Thieriot wrote a great deal of chamber music, most of it of very high quality. Wilhelm Altmann, one of the most influential and perceptive chamber music critics of all time, writing of Thieriot's chamber music, states:
Thieriot's chamber music is without exception noble and pure. He writes with perfect command of form and expression.
The Piano Quintet in D Major appeared in 1869 and a "new and improved edition" was put out in 1894. In four movements, the work opens with a big Allegro con spirito. The strings, double stopping, create an almost orchestral presentation of the main theme which only after a full statement reenters the realm of chamber music. The thematic material is lush and lyrical. Next comes a somber and stately Adagio. A lively Scherzo characterized more by its pounding and insistent rhythm than by its melody follows. The trio section with the strings singing in chorale fashion presents a nice contrast.

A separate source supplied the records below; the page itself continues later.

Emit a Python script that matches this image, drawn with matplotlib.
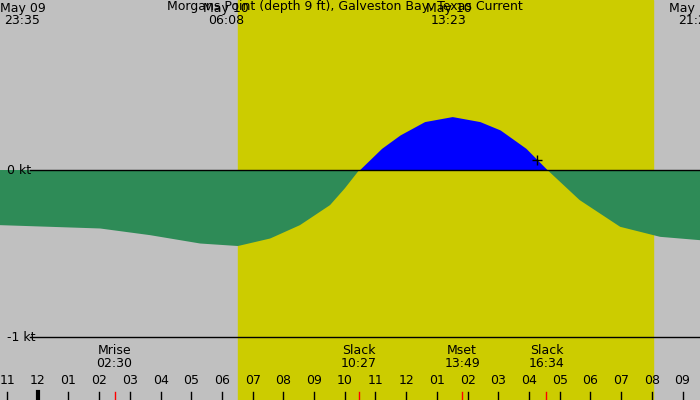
import numpy as np
import matplotlib.pyplot as plt

# hours since May 09 23:00
t_pts = [-0.23, 1.4, 3.03, 4.66, 6.29, 7.52, 8.57, 9.54, 10.52, 11.0, 11.47, 12.2, 12.8,
         13.6, 14.5, 15.4, 16.06, 16.9, 17.6, 18.65, 19.97, 21.27, 22.57]
v_pts = [-0.33, -0.34, -0.35, -0.39, -0.44, -0.455, -0.41, -0.33, -0.21, -0.11, 0.0,
         0.13, 0.21, 0.29, 0.32, 0.29, 0.24, 0.13, 0.0, -0.18, -0.34, -0.40, -0.42]
day_start, day_end = 7.52, 21.04
hour_labels = ["11", "12", "01", "02", "03", "04", "05", "06", "07", "08", "09", "10",
               "11", "12", "01", "02", "03", "04", "05", "06", "07", "08", "09"]
events = [("Mrise", "02:30", 3.5), ("Slack", "10:27", 11.45),
          ("Mset", "13:49", 14.82), ("Slack", "16:34", 17.57)]
top_labels = [("May 09", "23:35", 0.5), ("May 10", "06:08", 7.13),
              ("May 10", "13:23", 14.38), ("May 10", "21:2", 22.3)]
now_t, now_v = 17.25, 0.06

fig = plt.figure(figsize=(7, 4), dpi=100)
ax = fig.add_axes([0, 0, 1, 1])
x0, x1 = -0.23, 22.57
ax.set_xlim(x0, x1)
ax.set_ylim(-1.377, 1.018)
ax.axis("off")
ax.axvspan(x0, x1, color="#c0c0c0", zorder=0)
ax.axvspan(day_start, day_end, color="#cccc00", zorder=0)

t = np.linspace(x0, x1, 800)
v = np.interp(t, t_pts, v_pts)
ax.fill_between(t, 0, v, where=v <= 0, color="#2e8b57", lw=0, interpolate=True)
ax.fill_between(t, 0, v, where=v >= 0, color="#0000ff", lw=0, interpolate=True)

ax.plot([0.75, x1], [0, 0], color="black", lw=1)
ax.plot([0.75, x1], [-1, -1], color="black", lw=1)
fs = 9
ax.text(0.0, 0, "0 kt", fontsize=fs, va="center", ha="left")
ax.text(0.0, -1, "-1 kt", fontsize=fs, va="center", ha="left")
ax.plot(now_t, now_v, marker="+", color="black", ms=7, mew=1)

for i, lab in enumerate(hour_labels):
    ax.text(i, -1.26, lab, fontsize=fs, ha="center", va="center")
    ax.plot([i, i], [-1.33, -1.377], color="black", lw=3 if i == 1 else 1)
for name, tm, x in events:
    ax.text(x, -1.12, name + "\n" + tm, fontsize=fs, ha="center", va="center",
            linespacing=0.95)
    ax.plot([x, x], [-1.33, -1.377], color="red", lw=1)

ax.text(11.0, 1.018, "Morgans Point (depth 9 ft), Galveston Bay, Texas Current",
        fontsize=fs, ha="center", va="top")
for d, tm, x in top_labels:
    ax.text(x, 0.93, d + "\n" + tm, fontsize=fs, ha="center", va="center",
            linespacing=0.95)

fig.savefig("out.png", dpi=100)
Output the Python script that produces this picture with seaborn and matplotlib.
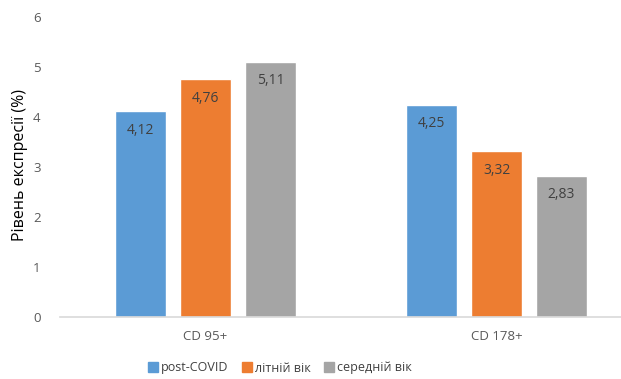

The exciting finale, Allegro con moto, begins somewhat darkly with Hungarian tinges but the mood lightens as the movement progresses and the entrance of the second subject.
This is certainly a worthy addition to the piano quintet literature, a work which is strong enough for the concert hall but also suitable for amateur players. Our of print for more than a century, we are pleased to reprint the "new and improved" second edition.